There’s some commercial plays to be made there where corporations with fleets might do that, but for the most part, with cars it would create the fear of not being able to get to work or to get to the lodge or the golf course in order for some money to be made. I think the psychology doesn’t work well, but if you guarantee with a service level agreement that people will be able to wake up in the morning with a full battery, and then you can manage that battery over the night about when you’ve got storage, you don’t have to build nearly as much storage. Aggregated demand management is a strong vehicle play, but that’s just putting electricity in cars more slowly.

Let’s take my condo building, with its 330 parking stalls as we go through electrification. A full quarter of our electricity bill is peak power overage costs, $5.65 per kilowatt, not kilowatt hour. As we add cars, we’re going to add smart metering that spreads that demand for the building and the cars over the night. That automatic demand management smart metering will be one of the things that will save utilities as we move forward. Then what we’ll start seeing is aggregation of charge points through the major vendors like Electrify America or Tesla, to once again balance smart charging and fleet charging overnight to reduce peak demand.

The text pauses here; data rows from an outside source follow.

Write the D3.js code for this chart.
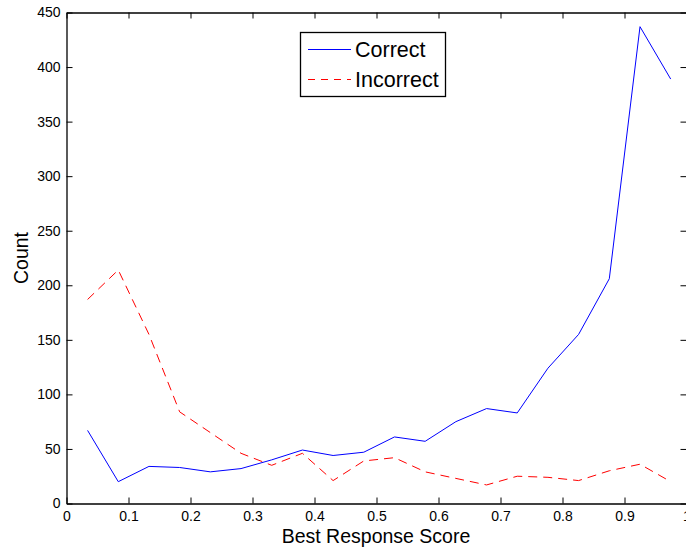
<!DOCTYPE html>
<html>
<head>
<meta charset="utf-8">
<script src="https://cdn.jsdelivr.net/npm/d3@7"></script>
<style>
body { margin: 0; background: #fff; }
text { font-family: "Liberation Sans", Arial, sans-serif; fill: #000; }
</style>
</head>
<body>
<script>
// bin centres of the score histogram
var binCenters = [0.034, 0.0835, 0.133, 0.1825, 0.232, 0.2815, 0.331, 0.3805, 0.43, 0.4795,
    0.529, 0.5785, 0.628, 0.6775, 0.727, 0.7765, 0.826, 0.8755, 0.925, 0.9745];

// counts per bin
var correctCounts = [67, 20, 34, 33, 29, 32, 40, 49, 44, 47, 61, 57, 75, 87, 83, 124, 155, 206, 437, 389];
var incorrectCounts = [187, 214, 155, 84, 65, 46, 35, 46, 21, 39, 42, 29, 23, 17, 25, 24, 21, 30, 36, 20];

var xTicks = [0, 0.1, 0.2, 0.3, 0.4, 0.5, 0.6, 0.7, 0.8, 0.9, 1];
var yTicks = [0, 50, 100, 150, 200, 250, 300, 350, 400, 450];

var seriesNames = ["Correct", "Incorrect"];

window.onload = drawChart();

function drawChart() {
    var width = 686,
        height = 549;

    var left = 66.5, right = 686.5, top = 12.5, bottom = 503.5;

    var svg = d3.select("body")
        .append("svg")
        .attr("width", width)
        .attr("height", height);

    var x = d3.scaleLinear().domain([0, 1]).range([left, right]);
    var y = d3.scaleLinear().domain([0, 450]).range([bottom, top]);

    //axes with inward ticks on all four sides
    var fmt = function(d){ return d === 0 ? "0" : d === 1 ? "1" : d3.format(".1f")(d); };

    svg.append("g")
        .attr("transform", "translate(0," + bottom + ")")
        .call(d3.axisBottom(x).tickValues(xTicks).tickFormat(fmt).tickSizeInner(-6).tickSizeOuter(0).tickPadding(8))
        .call(styleAxis);

    svg.append("g")
        .attr("transform", "translate(0," + top + ")")
        .call(d3.axisTop(x).tickValues(xTicks).tickFormat("").tickSizeInner(-6).tickSizeOuter(0))
        .call(styleAxis);

    svg.append("g")
        .attr("transform", "translate(" + left + ",0)")
        .call(d3.axisLeft(y).tickValues(yTicks).tickSizeInner(-6).tickSizeOuter(0).tickPadding(6))
        .call(styleAxis);

    svg.append("g")
        .attr("transform", "translate(" + right + ",0)")
        .call(d3.axisRight(y).tickValues(yTicks).tickFormat("").tickSizeInner(-6).tickSizeOuter(0))
        .call(styleAxis);

    function styleAxis(g) {
        g.select(".domain").attr("stroke", "#000").attr("stroke-width", 1.3);
        g.selectAll(".tick line").attr("stroke", "#000").attr("stroke-width", 1);
        g.selectAll(".tick text").attr("font-size", 14).attr("fill", "#000")
            .style("font-family", "'Liberation Sans', Arial, sans-serif");
    }

    //data lines
    var line = d3.line()
        .x(function(d){ return x(d[0]); })
        .y(function(d){ return y(d[1]); });

    svg.append("path")
        .datum(d3.zip(binCenters, correctCounts))
        .attr("fill", "none")
        .attr("stroke", "#0000ff")
        .attr("stroke-width", 1)
        .attr("d", line);

    svg.append("path")
        .datum(d3.zip(binCenters, incorrectCounts))
        .attr("fill", "none")
        .attr("stroke", "#ff0000")
        .attr("stroke-width", 1)
        .attr("stroke-dasharray", "9,6")
        .attr("d", line);

    //axis labels
    svg.append("text")
        .attr("x", 376)
        .attr("y", 543)
        .attr("text-anchor", "middle")
        .attr("font-size", 19.5)
        .text("Best Response Score");

    svg.append("text")
        .attr("transform", "translate(28,258) rotate(-90)")
        .attr("text-anchor", "middle")
        .attr("font-size", 19.5)
        .text("Count");

    //legend
    var legend = svg.append("g");
    legend.append("rect")
        .attr("x", 300.5).attr("y", 32.5)
        .attr("width", 145).attr("height", 64)
        .attr("fill", "#fff")
        .attr("stroke", "#000")
        .attr("stroke-width", 1.3);

    var styles = [{ color: "#0000ff", dash: null }, { color: "#ff0000", dash: "7,6" }];
    seriesNames.forEach(function(name, i) {
        var ly = 49.5 + i * 30;
        legend.append("line")
            .attr("x1", 308).attr("x2", 351)
            .attr("y1", ly).attr("y2", ly)
            .attr("stroke", styles[i].color)
            .attr("stroke-width", 1)
            .attr("stroke-dasharray", styles[i].dash);
        legend.append("text")
            .attr("x", 355)
            .attr("y", ly + 7.5)
            .attr("font-size", 21.5)
            .text(name);
    });
}
</script>
</body>
</html>
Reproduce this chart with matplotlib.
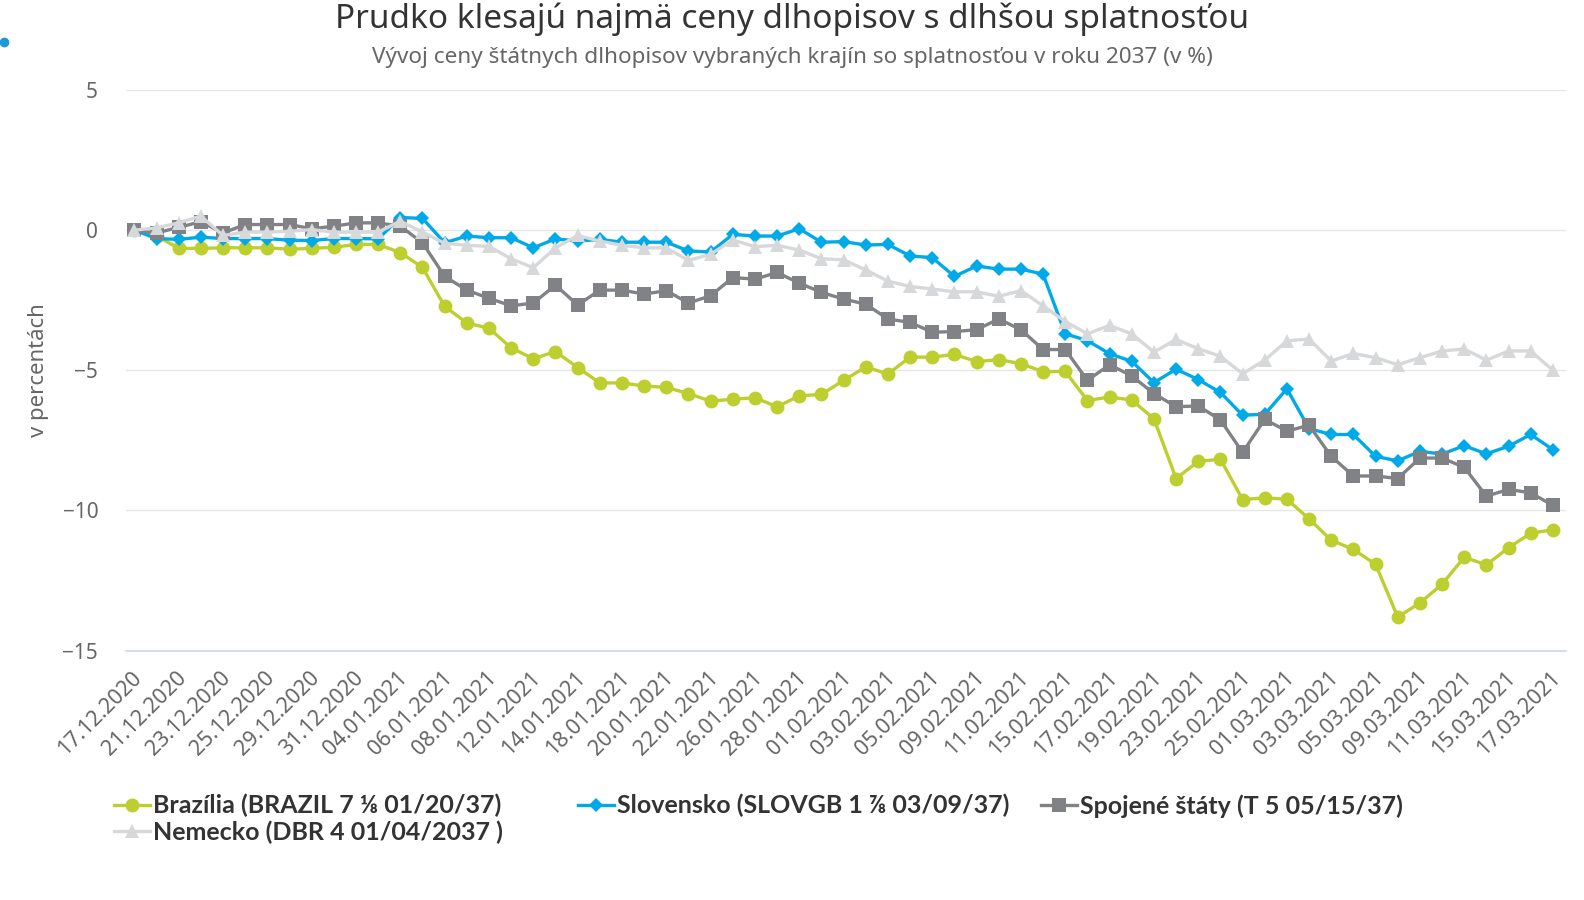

There’s a strong value proposition in terms of grid management, but it’s taking the stuff that used to be applied to lumber mills and aluminum plants, where they would have contracted agreements for demand management in five-megawatt chunks, and putting those through the major chargers as a demand management aggregation facility. They’d say to Electrify America, “Hey, we need 100 megawatts of power reduction in the next hour.” Electrify America would go, “Yes, here, click.” That’s the model I see most dominant there, and that’s a valuable model.